Ansonsten dominiert Vorsicht über Aufbruch: Es gibt keinen Beschluss, auf die in das ganze Leben ausstrahlende Digitalisierung mit einer Art Volksbildungsprogramm zu reagieren. Und es gibt nur einen begrenzten Versuch, der wachsenden Spaltung der Gesellschaft in wohl behütete und in prekär abgehängte Regionen durch überraschende und große Initiativen zu begegnen.

Zugegeben, Geld soll in den Wohnungsbau fließen; es soll zusätzliche Anreize für Landärzte und einen Ausbau des öffentlichen Nahverkehrs geben. Es soll Verbesserungen bei der Pflege geben und bei der Rente. Aber reicht das aus, um in die frustrierten, verärgerten Milieus überraschend und positiv hineinzuwirken? Eher nicht. Und das ist ein Makel an den Verabredungen der Union mit den Sozialdemokraten.

Kompromisse hat es dagegen viele gegeben, auch bei den meisten "schweren Brocken", wie Merkel und Schulz sie am Donnerstag noch genannt haben. Das gilt bei der Steuer, auch beim Thema Europa. Außerdem hat es Beschlüsse gegeben, die von vornherein klar waren, weil es alle Seiten sowieso wollten. Dazu zählt eine Steuerentlastung für geringe und mittlere Einkommen.

Das ist keine Sensation, aber könnte vielen jungen Familien durchaus das Leben einfacher machen. Und es gilt für ein Einwanderungsgesetz, mit dem Fachkräfte ins Land geholt werden sollen. Auch das wollen mittlerweile alle, weil ihnen die Unternehmen längst Druck gemacht haben.

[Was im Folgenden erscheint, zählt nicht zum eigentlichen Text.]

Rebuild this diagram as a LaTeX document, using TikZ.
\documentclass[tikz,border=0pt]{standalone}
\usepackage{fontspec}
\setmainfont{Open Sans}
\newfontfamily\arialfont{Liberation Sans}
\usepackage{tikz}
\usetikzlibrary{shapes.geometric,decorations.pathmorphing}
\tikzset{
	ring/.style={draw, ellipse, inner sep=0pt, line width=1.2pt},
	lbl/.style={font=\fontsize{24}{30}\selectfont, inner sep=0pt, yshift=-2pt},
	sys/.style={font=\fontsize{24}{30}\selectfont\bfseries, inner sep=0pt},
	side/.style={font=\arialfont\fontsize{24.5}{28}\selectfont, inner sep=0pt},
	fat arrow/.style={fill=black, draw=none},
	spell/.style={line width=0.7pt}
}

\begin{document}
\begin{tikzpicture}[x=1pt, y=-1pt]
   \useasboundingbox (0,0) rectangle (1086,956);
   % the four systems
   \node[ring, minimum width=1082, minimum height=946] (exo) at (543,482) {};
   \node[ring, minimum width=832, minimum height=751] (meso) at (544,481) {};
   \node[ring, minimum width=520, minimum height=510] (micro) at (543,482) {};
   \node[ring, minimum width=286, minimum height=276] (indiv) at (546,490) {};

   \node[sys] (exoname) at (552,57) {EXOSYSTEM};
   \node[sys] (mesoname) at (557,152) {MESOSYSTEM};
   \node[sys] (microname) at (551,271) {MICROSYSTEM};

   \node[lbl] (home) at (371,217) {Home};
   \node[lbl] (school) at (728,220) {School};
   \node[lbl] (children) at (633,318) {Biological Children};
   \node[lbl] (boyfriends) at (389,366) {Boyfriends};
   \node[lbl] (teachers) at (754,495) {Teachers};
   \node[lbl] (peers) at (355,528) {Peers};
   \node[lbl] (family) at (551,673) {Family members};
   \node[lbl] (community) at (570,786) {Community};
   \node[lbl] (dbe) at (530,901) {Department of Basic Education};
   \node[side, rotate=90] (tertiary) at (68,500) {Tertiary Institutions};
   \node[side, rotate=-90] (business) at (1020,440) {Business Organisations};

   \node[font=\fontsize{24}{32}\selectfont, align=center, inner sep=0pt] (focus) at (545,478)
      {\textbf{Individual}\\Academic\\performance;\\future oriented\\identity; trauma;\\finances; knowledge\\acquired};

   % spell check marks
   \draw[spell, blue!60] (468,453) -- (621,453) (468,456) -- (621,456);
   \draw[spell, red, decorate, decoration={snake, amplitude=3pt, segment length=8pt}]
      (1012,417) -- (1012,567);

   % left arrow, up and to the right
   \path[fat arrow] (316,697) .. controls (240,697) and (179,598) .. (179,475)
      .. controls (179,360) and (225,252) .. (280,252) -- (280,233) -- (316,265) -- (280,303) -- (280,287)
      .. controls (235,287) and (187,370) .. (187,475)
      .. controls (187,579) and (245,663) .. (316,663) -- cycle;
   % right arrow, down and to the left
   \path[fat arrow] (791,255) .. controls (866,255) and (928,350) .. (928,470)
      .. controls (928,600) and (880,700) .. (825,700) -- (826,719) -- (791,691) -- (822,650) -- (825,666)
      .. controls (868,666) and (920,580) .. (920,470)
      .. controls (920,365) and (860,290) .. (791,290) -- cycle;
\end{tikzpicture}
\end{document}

Diese nächtliche Einigung wirkt zuallererst wie ein Rettungsversuch

Sollte diese große Koalition also doch noch etwas Großes zustande bringen wollen, dann müsste sie etwas schaffen, was ihr zuletzt unmöglich war: sich aus dem Amt heraus mit neuen Ideen eine ganz neue Existenzberechtigung zu verschaffen. Bis dahin wirkt diese nächtliche Einigung zuallererst wie ein Rettungsversuch für Parteien, die Neuwahlen scheuen - und für Parteivorsitzende, die genau wissen, dass ein Scheitern als Kollektiv auch ihre persönliche Zukunft massiv gefährdet.

Fürs Erste haben sich Angela Merkel, Horst Seehofer und wohl auch Martin Schulz noch einmal die Chance erschaffen, die Geschicke des Landes weiter prägen zu können. Auf Dauer ist dieses Ergebnis aber viel zu wenig, um Deutschland und Europa in eine gute Zukunft zu führen.